Well, if we suppose object is not moving, there are only to forces in y axis. So they must be equal. We supposing that coefficient of friction is equal everywhere, so that makes both friction forces equal.

If I make axis through a rod center. Equation becomes:
$$mg(a+\frac{d}{2})-N\frac{b}{2}-N\frac{b}{2}+f\frac{d}{2}-f\frac{d}{2}=0$$
I get final expression of friction coefficient as:
$$\mu =\frac{b}{2a+d}$$
Which is strange as it doesn't depend on mass.
Is the first equation right?

 

[jbriggs444]

Well, if we suppose object is not moving, there are only to forces in y axis. So they must be equal. We supposing that coefficient of friction is equal everywhere, so that makes both friction forces equal.

If I make axis through a rod center. Equation becomes:
$$mg(a+\frac{d}{2})-N\frac{d}{2}-N\frac{d}{2}+f\frac{d}{2}-f\frac{d}{2}=0$$
I get final expression of friction coefficient as:
$$\mu =\frac{4d}{2a+d}$$
Which is strange as it doesn't depend on mass.
Is the first equation right?

I was all set to agree with your torque balance equation but it has a problem. What is the moment arm for the $N$? It is not $\frac{d}{2}$.
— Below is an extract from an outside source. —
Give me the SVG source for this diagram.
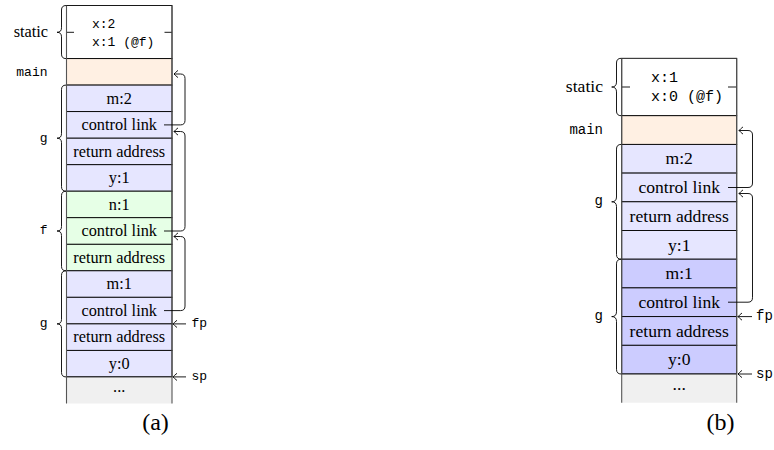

As for the coefficient of friction not depending on mass, that makes perfect sense. If you double the mass, you double all the forces. But coefficient of friction is not about forces. It is about force ratio. If you double all of the forces, their ratios all remain unchanged.

Also, from a dimensional analysis point of view, we are after a result that is a pure number. If the result actually changes when you change the only mass input in the problem then you'd expect to find mass units in the answer.

 

[compaq65]

I was all set to agree with your torque balance equation but it has a problem. What is the moment arm for the $N$? It is not $\frac{d}{2}$.

Yes, my bad. It should be $\frac{b}{2}$.

 

[compaq65]

Thanks!

 

[jbriggs444]

This user's profile is not available.

Was it something I said?

 

[berkeman]

Was it something I said?

Nah, just a duplicate/banned account issue. Thanks for helping them; this thread is now closed.